Scott Telfer 18/10/2008
Despite a career that spans two decades and includes some 16 albums (under various monikers) and a menchie on a rubbish Biffy Clyro single, Bonnie 'Prince' Billy (Will Oldham to his mum) remains something of an enigmatic figure, and is still collecting fans from across the globe with his emotive songwriting. He's rarely predictable as an artist, both in his recoded output and in live performances. For the latter, he draws upon his experience as an actor to ensnare the audience and with the reputation his shows have earned it's a bit of a surprise that it has taken this long to release a live album.
'Is it the Sea' was recorded in Edinburgh during 2006 and prior to the release of 'The Letting Go'. It finds him bringing traditional Scottish folk musicians into the fold, namely Harem Scarem and percussionist Alex Neilson. The Gaelic influence comes through strongly across the whole album with some beautiful harmonies and fiddle playing altering or adding to the feeling of the songs, and almost all of the songs here fit surprisingly well into this mould.
The more rollicking Arise Therefore gives the album a much needed change of pace, but as usual it is the dramatic moments where the magic truly lies. On New Partner, Billy turns one of the most overused lines in pop music 'you were always on my mind' into something fresh and raw and heartbreaking, delivering a vocal performance of fragile tenderness. Love Comes to Me, one of the highlights from 'The Letting Go', is again one of the strongest tracks here with some of the studio version's restraint and poise being swapped for what is close to gleeful exuberance.

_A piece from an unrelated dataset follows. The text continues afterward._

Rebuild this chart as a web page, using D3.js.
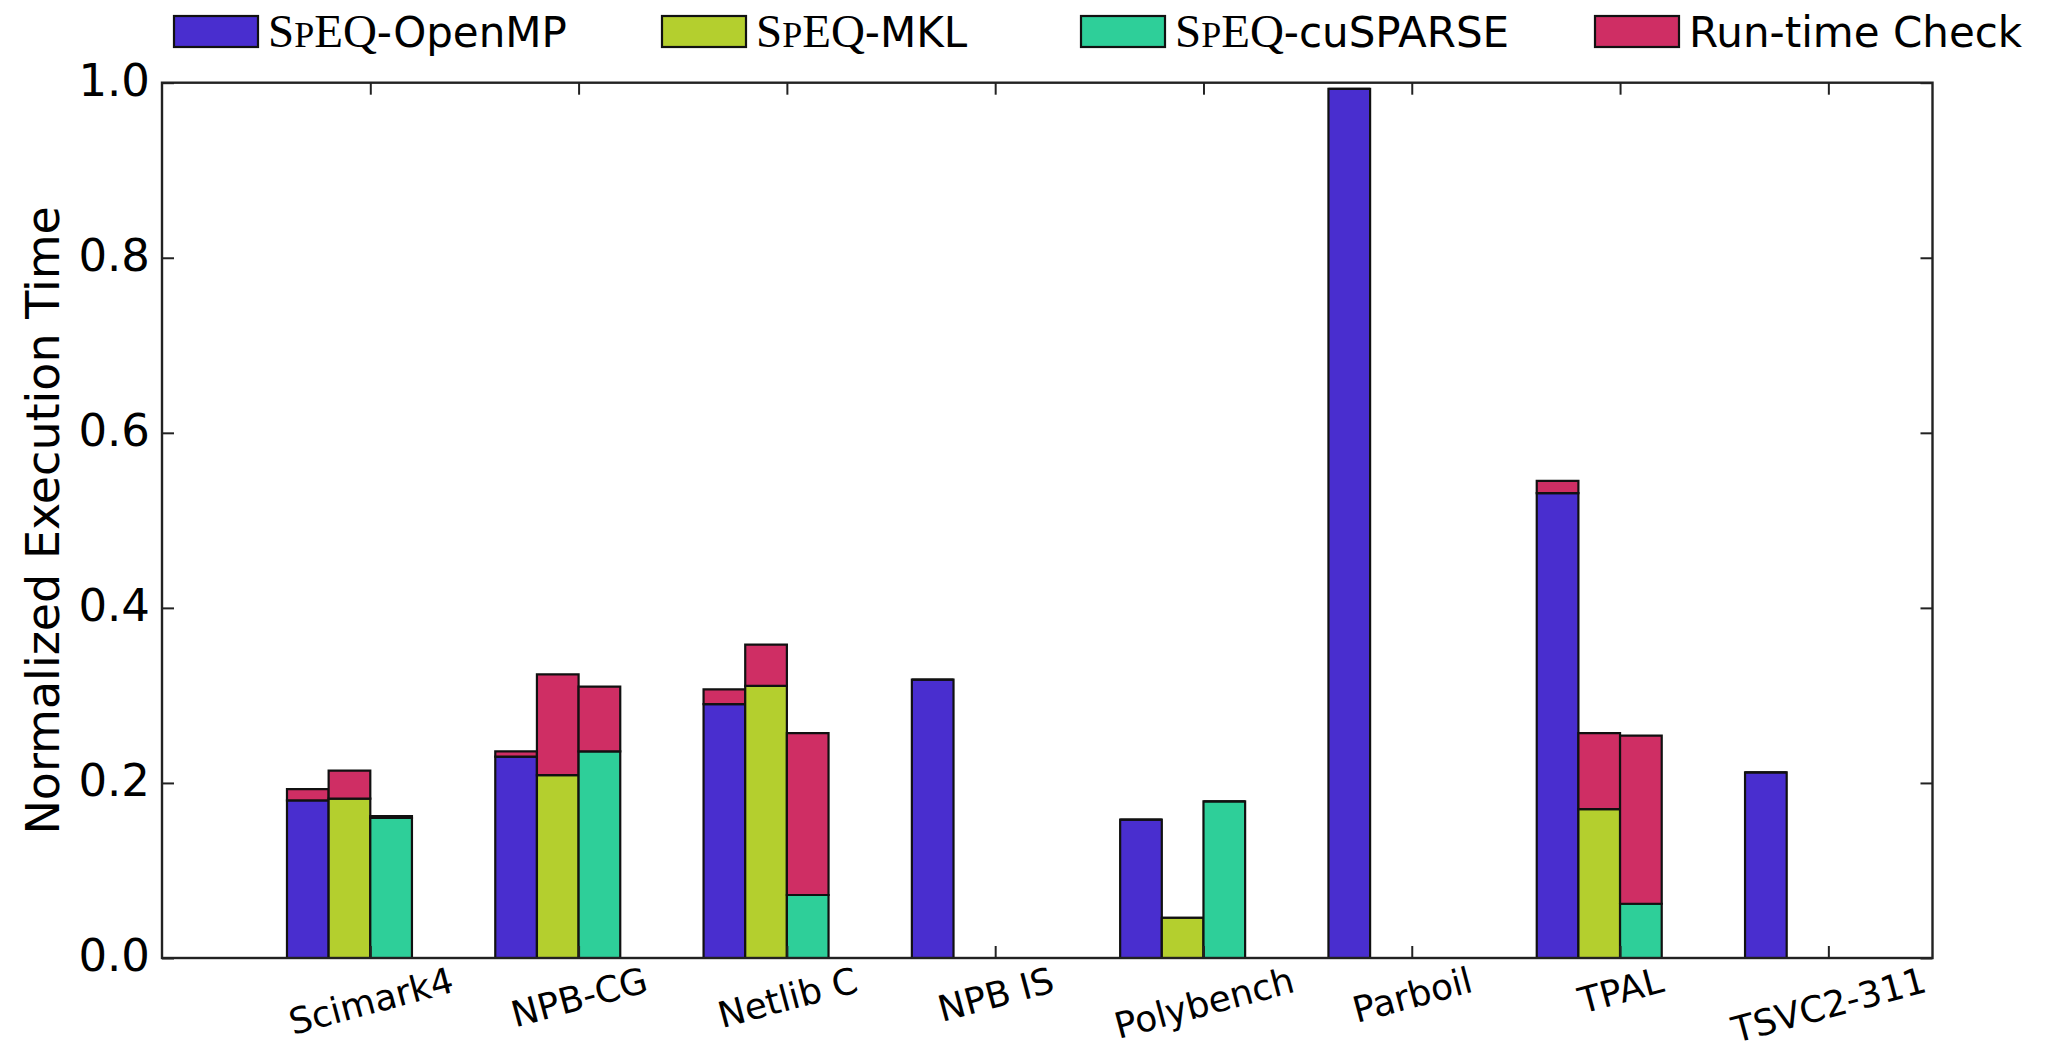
<!DOCTYPE html>
<html>
<head>
<meta charset="utf-8">
<script src="https://cdn.jsdelivr.net/npm/d3@7"></script>
<style>
  body { margin: 0; background: #fff; }
  svg { display: block; }
  text { font-family: "DejaVu Sans", sans-serif; fill: #000; }
</style>
</head>
<body>
<div class="chart"></div>
<script>
// benchmarks on the x axis
const benchmarks = ['Scimark4', 'NPB-CG', 'Netlib C', 'NPB IS', 'Polybench', 'Parboil', 'TPAL', 'TSVC2-311']

// normalized execution time of each variant
const openmp = [0.180, 0.230, 0.290, 0.318, 0.158, 0.993, 0.531, 0.212]
const mkl = [0.182, 0.209, 0.311, 0, 0.046, 0, 0.170, 0]
const cusparse = [0.160, 0.236, 0.072, 0, 0.179, 0, 0.062, 0]

// run-time check overhead stacked on top of each variant
const openmpCheck = [0.013, 0.006, 0.017, 0, 0, 0, 0.014, 0]
const mklCheck = [0.032, 0.115, 0.047, 0, 0, 0, 0.087, 0]
const cusparseCheck = [0.002, 0.074, 0.185, 0, 0, 0, 0.192, 0]

const seriesNames = ['OpenMP', 'MKL', 'cuSPARSE']
const checkName = 'Run-time Check'
const yTicks = [0, 0.2, 0.4, 0.6, 0.8, 1.0]

const colors = ['#492ecf', '#b4cf2e', '#2ecf99', '#cf2e64']

const width = 2055
const height = 1050
const barW = 0.2

const x = d3.scaleLinear().domain([-0.6, 7.9]).range([162, 1932.5])
const y = d3.scaleLinear().domain([0, 1]).range([958, 82.7])

const svg = d3.select('.chart').append('svg')
  .attr('width', width)
  .attr('height', height)

// 组装每一段柱子
const bases = [openmp, mkl, cusparse]
const checks = [openmpCheck, mklCheck, cusparseCheck]
const segments = []
bases.forEach((vals, k) => {
  vals.forEach((v, i) => {
    segments.push({ i, k, y0: 0, y1: v, color: colors[k] })
    segments.push({ i, k, y0: v, y1: v + checks[k][i], color: colors[3] })
  })
})

// paths so that zero-height bars still show their edge
svg.append('g').attr('class', 'bars')
  .selectAll('path')
  .data(segments)
  .join('path')
  .attr('d', d => {
    const x0 = x(d.i + d.k * barW)
    const x1 = x(d.i + (d.k + 1) * barW)
    return `M${x0},${y(d.y0)}L${x0},${y(d.y1)}L${x1},${y(d.y1)}L${x1},${y(d.y0)}Z`
  })
  .attr('fill', d => d.color)
  .attr('stroke', '#111')
  .attr('stroke-width', 2.2)

// axes, ticks pointing inward on all four sides
const tickLen = 12
const xTickVals = benchmarks.map((b, i) => i + 2 * barW)

const gLeft = svg.append('g').attr('transform', `translate(${x.range()[0]},0)`)
  .call(d3.axisLeft(y).tickValues(yTicks).tickFormat(d3.format('.1f'))
    .tickSizeInner(-tickLen).tickSizeOuter(0).tickPadding(12))
gLeft.selectAll('text').attr('font-size', 45).attr('dy', '0.28em')

svg.append('g').attr('transform', `translate(${x.range()[1]},0)`)
  .call(d3.axisRight(y).tickValues(yTicks).tickFormat('')
    .tickSizeInner(-tickLen).tickSizeOuter(0))

svg.append('g').attr('transform', `translate(0,${y.range()[1]})`)
  .call(d3.axisTop(x).tickValues(xTickVals).tickFormat('')
    .tickSizeInner(-tickLen).tickSizeOuter(0))

const gBottom = svg.append('g').attr('transform', `translate(0,${y.range()[0]})`)
  .call(d3.axisBottom(x).tickValues(xTickVals).tickFormat((d, i) => benchmarks[i])
    .tickSizeInner(-tickLen).tickSizeOuter(0))

// rotated category labels, centred under each tick
const angle = 15
const labelSize = 36
gBottom.selectAll('text')
  .attr('font-size', labelSize)
  .attr('text-anchor', 'middle')
  .attr('y', 0)
  .attr('dy', '0.365em')
  .each(function () {
    const len = this.getComputedTextLength()
    const rad = angle * Math.PI / 180
    const h = len * Math.sin(rad) + 0.73 * labelSize * Math.cos(rad)
    const cy = 8 + h / 2
    d3.select(this).attr('transform', `translate(0,${cy}) rotate(${-angle})`)
  })

svg.selectAll('.domain').remove()
svg.selectAll('.tick line').attr('stroke', '#222').attr('stroke-width', 2)

// frame
svg.append('rect')
  .attr('x', x.range()[0])
  .attr('y', y.range()[1])
  .attr('width', x.range()[1] - x.range()[0])
  .attr('height', y.range()[0] - y.range()[1])
  .attr('fill', 'none')
  .attr('stroke', '#222')
  .attr('stroke-width', 2.4)

// y label
svg.append('text')
  .attr('transform', `translate(59,${(y.range()[0] + y.range()[1]) / 2}) rotate(-90)`)
  .attr('text-anchor', 'middle')
  .attr('font-size', 46)
  .text('Normalized Execution Time')

// legend above the plot
const legendX = [174, 662, 1081, 1595]
const legendItems = seriesNames.map((n, k) => ({ name: n, color: colors[k], speq: true }))
  .concat([{ name: checkName, color: colors[3], speq: false }])

const legend = svg.append('g').attr('class', 'legend')
  .selectAll('g')
  .data(legendItems)
  .join('g')
  .attr('transform', (d, i) => `translate(${legendX[i]},16)`)

legend.append('rect')
  .attr('width', 84)
  .attr('height', 31)
  .attr('fill', d => d.color)
  .attr('stroke', '#111')
  .attr('stroke-width', 2.2)

const legendText = legend.append('text')
  .attr('x', 94)
  .attr('y', 31)
  .attr('font-size', 42)

legendText.filter(d => d.speq).each(function (d) {
  const t = d3.select(this)
  t.append('tspan').attr('font-family', 'Liberation Serif').attr('font-size', 47).text('S')
  t.append('tspan').attr('font-family', 'Liberation Serif').attr('font-size', 36).text('P')
  t.append('tspan').attr('font-family', 'Liberation Serif').attr('font-size', 47).text('EQ')
  t.append('tspan').text('-' + d.name)
})
legendText.filter(d => !d.speq).text(d => d.name)
</script>
</body>
</html>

Without the visual spectacle, it has to be said that there are a couple of points where the album drags a little. Three of the songs here push seven minutes and it's maybe just the way I've been conditioned to lose focus at anything lasting more than four (you can insert your own joke here if you insist) but the extended cover of Molly Bawn does seem to disrupt the flow of the record. Overall though this is a solid live album with some moments of magic, although newcomers to Billy's work would probably be best to invest in some of his studio output first.